Among the records that follow, count the lines with the string "code"; report only that count.

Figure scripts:
○ ○ ○ ○ ○ ○ ○
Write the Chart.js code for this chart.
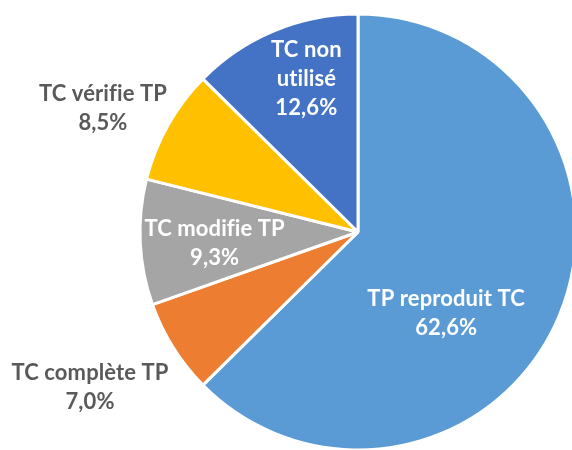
<!DOCTYPE html>
<html lang="fr">
<head>
  <meta charset="UTF-8">
  <title>Usage du TC par le TP</title>
  <script src="https://cdn.jsdelivr.net/npm/chart.js"></script>
  <style>
    html, body {
      margin: 0;
      padding: 0;
      background: #ffffff;
      overflow: hidden;
    }
    #wrap {
      width: 572px;
      height: 450px;
      position: relative;
    }
  </style>
</head>
<body>
  <div id="wrap">
    <canvas id="pie" width="572" height="450"></canvas>
  </div>

  <script>
    // categories, clockwise from the top
    const categories = [
      ['TP reproduit TC'],
      ['TC complète TP'],
      ['TC modifie TP'],
      ['TC vérifie TP'],
      ['TC non', 'utilisé']
    ];
    const shares = [62.6, 7.0, 9.3, 8.5, 12.6];
    const sliceColors = ['#5B9BD5', '#ED7D31', '#A5A5A5', '#FFC000', '#4472C4'];

    // where each label sits: distance as a fraction of the radius, plus a small angle nudge (deg)
    const labelDist = [0.55, 1.42, 0.66, 1.30, 0.74];
    const labelNudge = [20, 2, -2, -3.5, 4];
    const labelInside = [true, false, true, false, true];

    function fmtPct(v) {
      return v.toFixed(1).replace('.', ',') + '%';
    }

    const sliceLabels = {
      id: 'sliceLabels',
      afterDatasetsDraw(chart) {
        const ctx = chart.ctx;
        const meta = chart.getDatasetMeta(0);
        const lineH = 29;
        ctx.save();
        ctx.font = 'bold 22px Lato, "Open Sans", sans-serif';
        // a touch of spacing keeps "fi"/"ti" from turning into ligatures
        ctx.letterSpacing = '0.1px';
        ctx.textAlign = 'center';
        ctx.textBaseline = 'middle';
        meta.data.forEach((arc, i) => {
          const p = arc.getProps(['x', 'y', 'startAngle', 'endAngle', 'outerRadius'], true);
          const mid = (p.startAngle + p.endAngle) / 2 + labelNudge[i] * Math.PI / 180;
          const r = p.outerRadius * labelDist[i];
          const cx = p.x + Math.cos(mid) * r;
          const cy = p.y + Math.sin(mid) * r;
          const lines = categories[i].concat([fmtPct(shares[i])]);
          const top = cy - (lines.length - 1) * lineH / 2;
          ctx.fillStyle = labelInside[i] ? '#ffffff' : '#595959';
          lines.forEach((t, k) => ctx.fillText(t, cx, top + k * lineH));
        });
        ctx.restore();
      }
    };

    new Chart(document.getElementById('pie'), {
      type: 'pie',
      data: {
        labels: categories,
        datasets: [{
          data: shares,
          backgroundColor: sliceColors,
          borderColor: '#ffffff',
          borderWidth: 3
        }]
      },
      options: {
        responsive: false,
        animation: false,
        radius: 218,
        layout: {
          padding: { left: 144, right: 0, top: 14, bottom: 0 }
        },
        plugins: {
          legend: { display: false },
          tooltip: { enabled: false }
        }
      },
      plugins: [sliceLabels]
    });
  </script>
</body>
</html>
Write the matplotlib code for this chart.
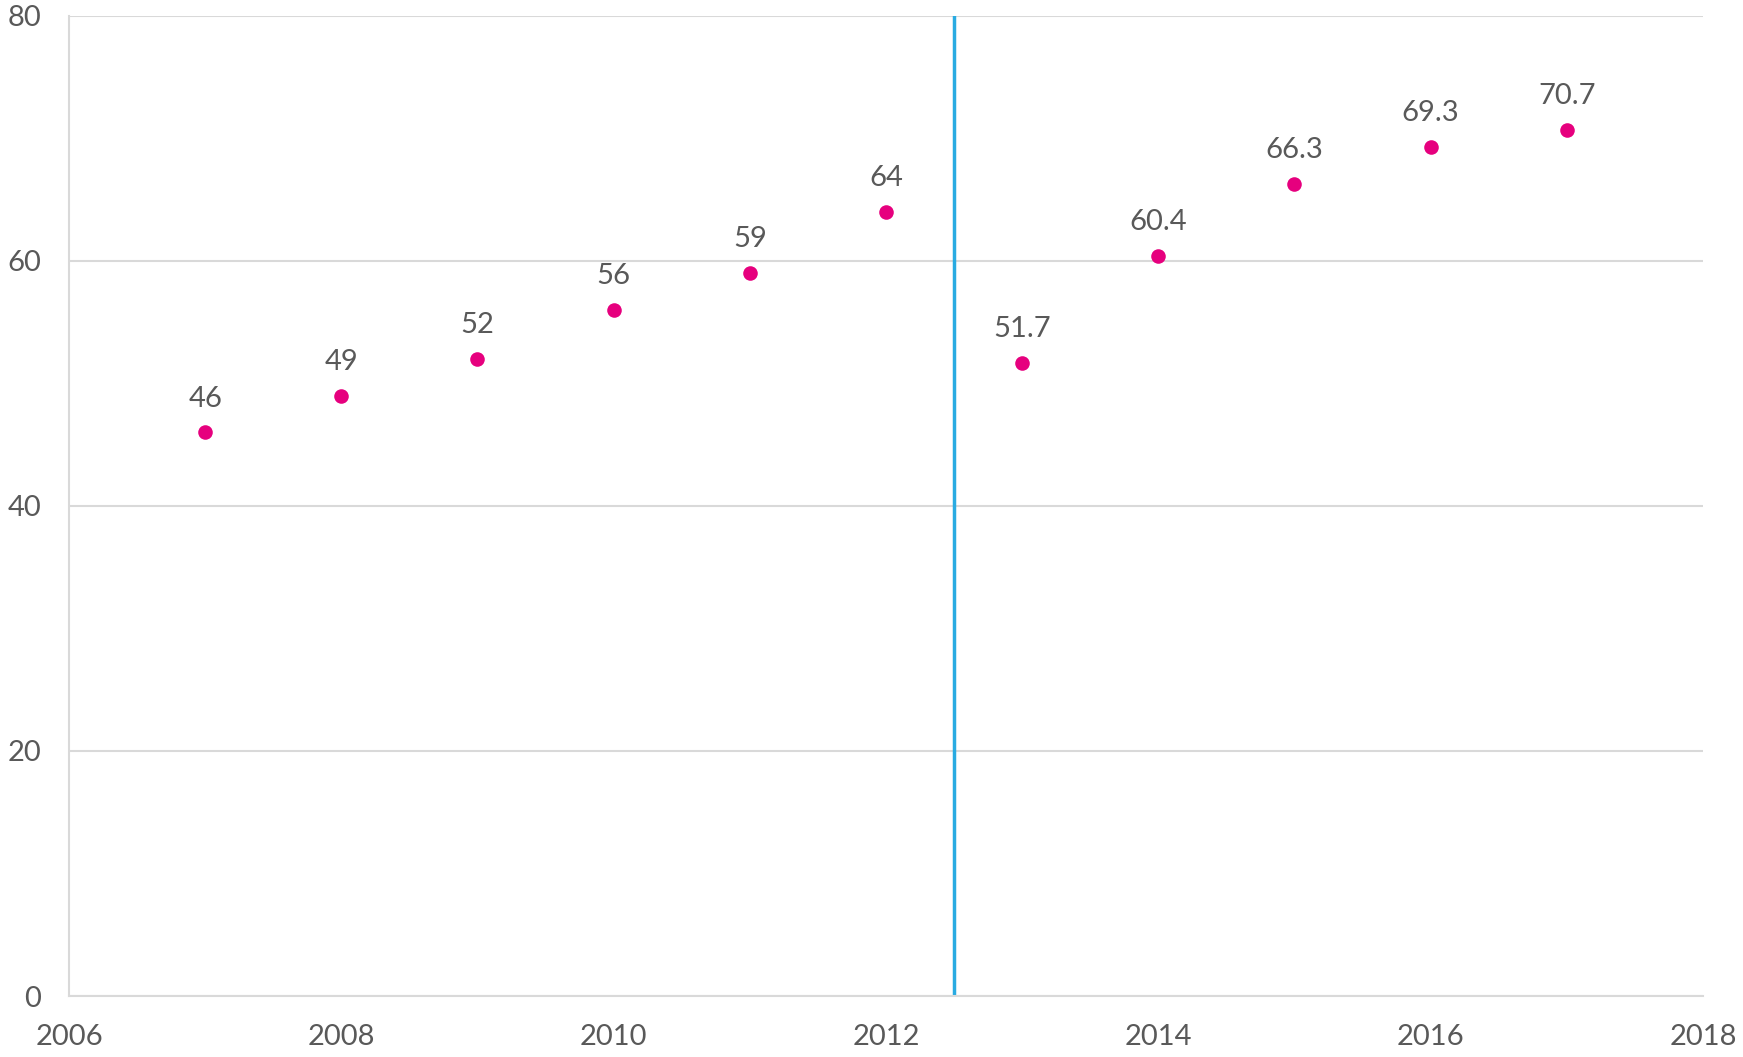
import matplotlib.pyplot as plt

years = [2007, 2008, 2009, 2010, 2011, 2012, 2013, 2014, 2015, 2016, 2017]
values = [46, 49, 52, 56, 59, 64, 51.7, 60.4, 66.3, 69.3, 70.7]
labels = ['46', '49', '52', '56', '59', '64', '51.7', '60.4', '66.3', '69.3', '70.7']
break_year = 2012.5

plt.rcParams['font.family'] = ['Lato', 'DejaVu Sans']

fig = plt.figure(figsize=(17.43, 10.57), dpi=100)
ax = fig.add_axes([0.0396, 0.0577, 0.9374, 0.9272])

ax.scatter(years, values, s=110, color='#E6007E', zorder=3, linewidths=0)
for x, y, t in zip(years, values, labels):
    ax.annotate(t, (x, y), xytext=(0, 15), textcoords='offset points',
                ha='center', va='bottom', fontsize=21, color='#595959')

ax.axvline(break_year, color='#29ABE2', lw=2.5, zorder=2)

ax.set_xlim(2006, 2018)
ax.set_ylim(0, 80)
ax.set_xticks(range(2006, 2019, 2))
ax.set_yticks(range(0, 81, 20))
ax.grid(axis='y', color='#D9D9D9', lw=1.5)
ax.set_axisbelow(True)

for s in ['top', 'right']:
    ax.spines[s].set_visible(False)
for s in ['left', 'bottom']:
    ax.spines[s].set_color('#D9D9D9')
    ax.spines[s].set_linewidth(1.5)

ax.tick_params(length=0, labelsize=21, labelcolor='#595959')
ax.tick_params(axis='y', pad=20)
ax.tick_params(axis='x', pad=20)

fig.savefig('out.png', dpi=100)
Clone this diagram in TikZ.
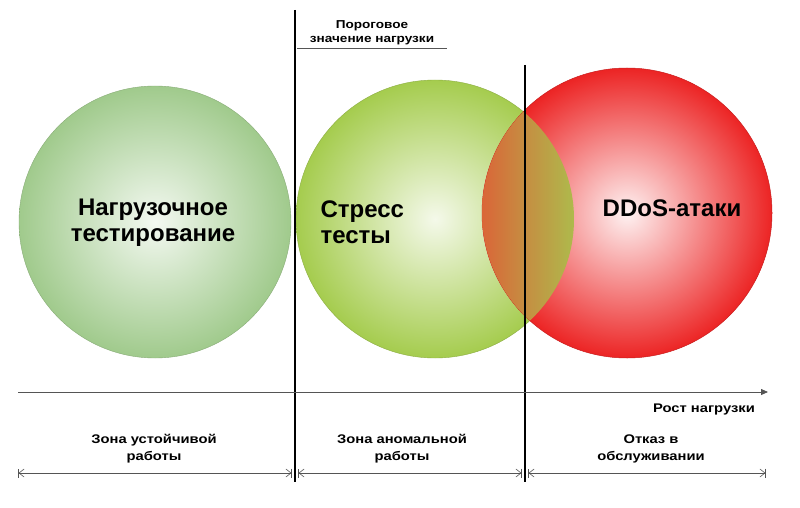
\documentclass[tikz,border=0pt]{standalone}
\usepackage{fontspec}
\setmainfont{Liberation Sans}
\newfontfamily\widefont{Liberation Sans}[FakeStretch=1.18]
\usetikzlibrary{arrows.meta}

\definecolor{loadgreen}{RGB}{160,202,140}
\definecolor{stressgreen}{RGB}{165,204,78}
\definecolor{ddosred}{RGB}{236,36,36}
\definecolor{mixred}{RGB}{218,102,56}
\definecolor{mixgreen}{RGB}{174,186,76}
\definecolor{axisgray}{RGB}{85,85,85}

\begin{document}
\begin{tikzpicture}[x=1pt,y=-1pt,
    bigtext/.style={font=\fontsize{24}{26}\selectfont\bfseries},
    zonetext/.style={font=\widefont\bfseries\fontsize{12.5}{17}\selectfont, align=center},
    zoneline/.style={draw=axisgray, line width=0.6pt,
        {Bar[width=9pt]Straight Barb[length=5pt,width=8pt]}-{Straight Barb[length=5pt,width=8pt]Bar[width=9pt]}},
    limit/.style={line width=1.3pt}]
    \useasboundingbox (0,0) rectangle (800,508);

    % circles
    \shadedraw[inner color=loadgreen!12, outer color=loadgreen, draw=loadgreen!85!black, line width=0.4pt] (155,222) circle (136pt);
    \shadedraw[inner color=stressgreen!12, outer color=stressgreen, draw=stressgreen!85!black, line width=0.4pt] (435,219) circle (139pt);
    \shadedraw[inner color=ddosred!6, outer color=ddosred, draw=ddosred!85!black, line width=0.5pt] (627,213) circle (145pt);
    \begin{scope}
        \clip (627,213) circle (145pt);
        \clip (435,219) circle (139pt);
        \shade[left color=mixred, right color=mixgreen] (482,60) rectangle (574,370);
    \end{scope}

    % limits and axis
    \coordinate (t1) at (295,10);
    \coordinate (b1) at (295,482);
    \coordinate (t2) at (525,65);
    \coordinate (b2) at (525,482);
    \draw[limit] (t1) -- (b1);
    \draw[limit] (t2) -- (b2);
    \draw[axisgray, line width=0.8pt, -{Triangle[length=7pt,width=6pt]}] (18,392) -- (768,392);
    \draw[axisgray, line width=0.8pt] (297,48) -- (447,48);

    % labels
    \node[bigtext, align=center] (load) at (153,223) {Нагрузочное\\тестирование};
    \node[bigtext, align=left, anchor=west] (stress) at (317,222) {Стресс\\тесты};
    \node[bigtext] (ddos) at (672,208) {DDoS-атаки};
    \node[zonetext, font=\widefont\bfseries\fontsize{11.5}{14}\selectfont] (threshold) at (372,33) {Пороговое\\значение нагрузки};
    \node[zonetext] (growth) at (704,409) {Рост нагрузки};

    % zones
    \node[zonetext] (stable) at (154,449) {Зона устойчивой\\работы};
    \node[zonetext] (anomal) at (402,449) {Зона аномальной\\работы};
    \node[zonetext] (denial) at (651,449) {Отказ в\\обслуживании};
    \draw[zoneline] (18,473) -- (292,473);
    \draw[zoneline] (298,473) -- (522,473);
    \draw[zoneline] (528,473) -- (766,473);
\end{tikzpicture}
\end{document}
○ ○ ○ ○ ○ ○ ○
TASK RESPONSE: 2